Researchers at Meta’s Fundamental AI Research (FAIR) group have trained an artificial-intelligence system that can propose Lyapunov functions, the mathematical “energy maps” used to prove whether a dynamic system will stay stable over time. For more than 130 years, mathematicians have lacked a general way to find these functions, leaving problems such as the famous three-body question beyond analytical reach.
Instead of hand-coding rules, the team generated millions of random examples where both the dynamical system and a valid Lyapunov function are known. A large sequence-to-sequence transformer was then taught to “translate” a new system directly into a candidate stability function.

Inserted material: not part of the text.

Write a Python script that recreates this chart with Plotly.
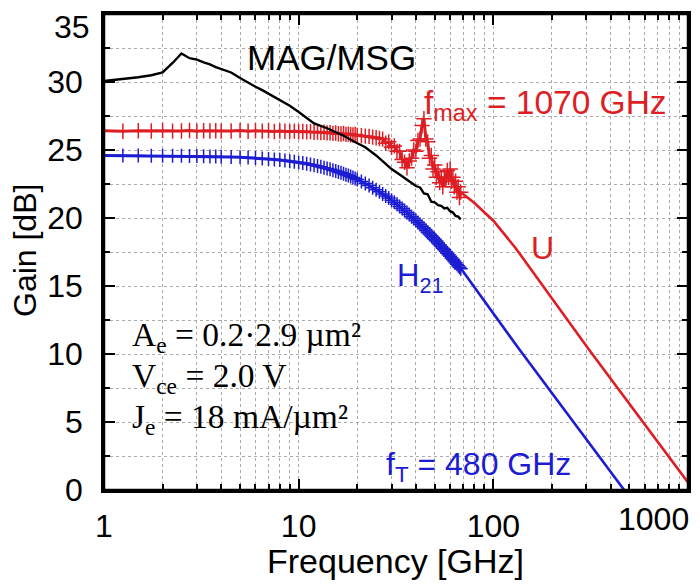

In benchmark tests the model outperformed specialist algorithms and human experts, and even discovered Lyapunov functions for non-polynomial systems that previously had none.

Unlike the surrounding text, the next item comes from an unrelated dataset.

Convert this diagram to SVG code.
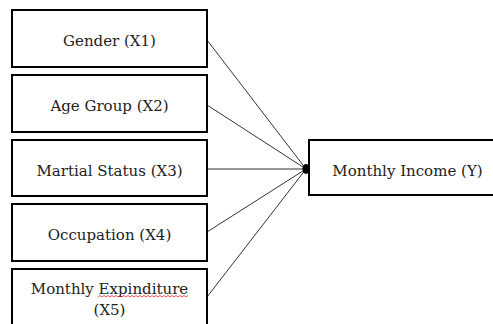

The breakthrough matters because Lyapunov proofs underpin safety guarantees everywhere from spacecraft trajectories and power-grid control to robotic balance. An automated tool that can suggest workable functions gives mathematicians and engineers a starting point they can rigorously verify. Meta emphasises that human checking is still essential: the AI proposes explicit formulas, but formal proof steps must be confirmed manually or by computer algebra.
Beyond this result, the work is a demonstration that language-model architectures trained on synthetic data can tackle open mathematical questions, hinting at a new workflow where machines generate plausible solutions and humans supply the final proof.